Quinones v. Southeastern Investment Group Corp.

EMAS, J.

Jose and Migdalia Quinones (“Appellants”) appeal a final judgment of foreclosure and an order denying their motion to intervene. For the reasons that follow, we dismiss the appeal for lack of jurisdiction.

Southeastern Investment Group Corporation brought a foreclosure action against Orestes Gonzalez and Ibis Hernandez. Appellants were not named in the action but, claiming they had a first mortgage on the same property, filed a motion seeking to intervene in the action.

On October 2, 2013, the trial court denied Appellants’ motion to intervene.

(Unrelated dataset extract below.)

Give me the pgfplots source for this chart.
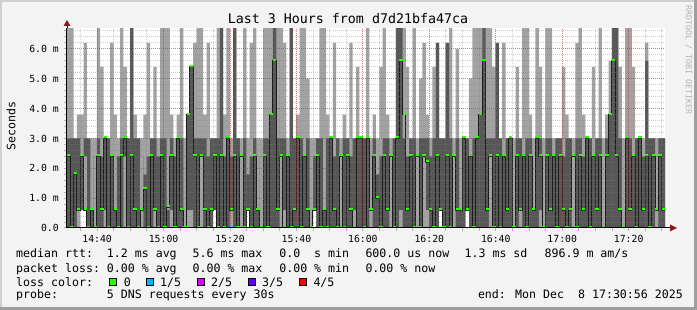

Appellants did not immediately appeal that order, instead waiting until rendition of the agreed final judgment of foreclosure (which did not name or reference Appellants), on February 19, 2014, to appeal both the final judgment and the order denying their motion to intervene.

As to the foreclosure final judgment, because Appellants were non-parties in the action and were not included in the final judgment, they are considered legal strangers to the action and, as such, have no standing to appeal that final judgment. See Portfolio Inv. Corp. v. Deutsche Bank Nat’l Trust Co., 81 So.3d 534 (Fla. 3d DCA 2012) and eases cited therein.

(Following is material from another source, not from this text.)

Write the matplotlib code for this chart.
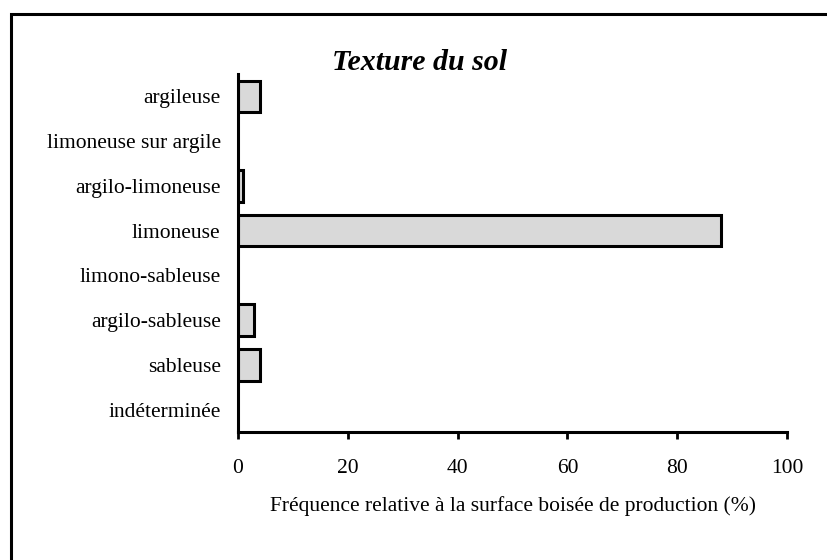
import matplotlib
matplotlib.use("Agg")
import matplotlib.pyplot as plt
from matplotlib.patches import Rectangle

categories = ["argileuse", "limoneuse sur argile", "argilo-limoneuse", "limoneuse",
              "limono-sableuse", "argilo-sableuse", "sableuse", "indéterminée"]
values = [4, 0, 1, 88, 0, 3, 4, 0]
xticks = [0, 20, 40, 60, 80, 100]

plt.rcParams['font.family'] = ['Liberation Serif', 'DejaVu Serif']

fig = plt.figure(figsize=(8.27, 5.6), dpi=100)
ax = fig.add_axes([238/827, 1-432/560, (787-238)/827, (432-74)/560])

ypos = list(range(len(categories)))
lws = [2.2 if v > 0 else 0 for v in values]
ax.barh(ypos, values, height=0.7, color='#d9d9d9', edgecolor='black',
        linewidth=lws, zorder=2)

ax.set_ylim(len(categories)-0.5, -0.5)
ax.set_xlim(0, 100)
ax.set_yticks(ypos)
ax.set_yticklabels(categories, fontsize=15.5)
ax.tick_params(axis='y', length=0, pad=12.5)
ax.set_xticks(xticks)
ax.set_xticklabels([str(t) for t in xticks], fontsize=15.5)
ax.tick_params(axis='x', length=5, width=2, direction='out', pad=14.5)
ax.spines['top'].set_visible(False)
ax.spines['right'].set_visible(False)
for s in ['left', 'bottom']:
    ax.spines[s].set_linewidth(2.2)
ax.set_xlabel("Fréquence relative à la surface boisée de production (%)", fontsize=15.5, labelpad=13)

fig.text(420/827, 1-63/560, "Texture du sol", fontsize=21.5, fontweight='bold',
         fontstyle='italic', ha='center', va='center')

fig.patches.append(Rectangle((11/827, -0.05), 1.1, 1-14/560+0.05, transform=fig.transFigure,
                             fill=False, edgecolor='black', linewidth=2.2, clip_on=False))

fig.savefig("out.png", dpi=100)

With regard to the order denying Appellants’ motion to intervene, because the order constituted a final determination of the *550proceedings as to Appellants1, they were required to seek direct review of the order by filing a notice of appeal within thirty days of its rendition. Fla. R.App. P. 9.030(b)(1)(A) and 9.110(b). Instead, they waited until rendition of the final judgment of foreclosure before filing their notice of appeal of the order denying the motion to intervene. Given that Appellants have no standing to seek review of the final judgment of foreclosure, the failure to timely file a notice of appeal of the order denying intervention constitutes an irremediable jurisdictional defect. State ex rel. Cantera v. Dist. Court of Appeal, Third Dist, 555 So.2d 360 (Fla.1990); Scott v. Darling, 118 So.3d 268 (Fla. 3d DCA 2013); Hawks v. Walker, 409 So.2d 524 (Fla. 5th DCA 1982).

Appeal dismissed.

. See Superior Fence & Rail of N. Fla. v. Lucas, 35 So.3d 104 (Fla. 5th DCA 2010); In re S.N.W., 912 So.2d 368 (Fla. 2d DCA 2005); Y.H. v. F.L.H., 784 So.2d 565 (Fla. 1st DCA 2001); City of Dania v. Broward Cnty., 658 So.2d 163 (Fla. 4th DCA 1995).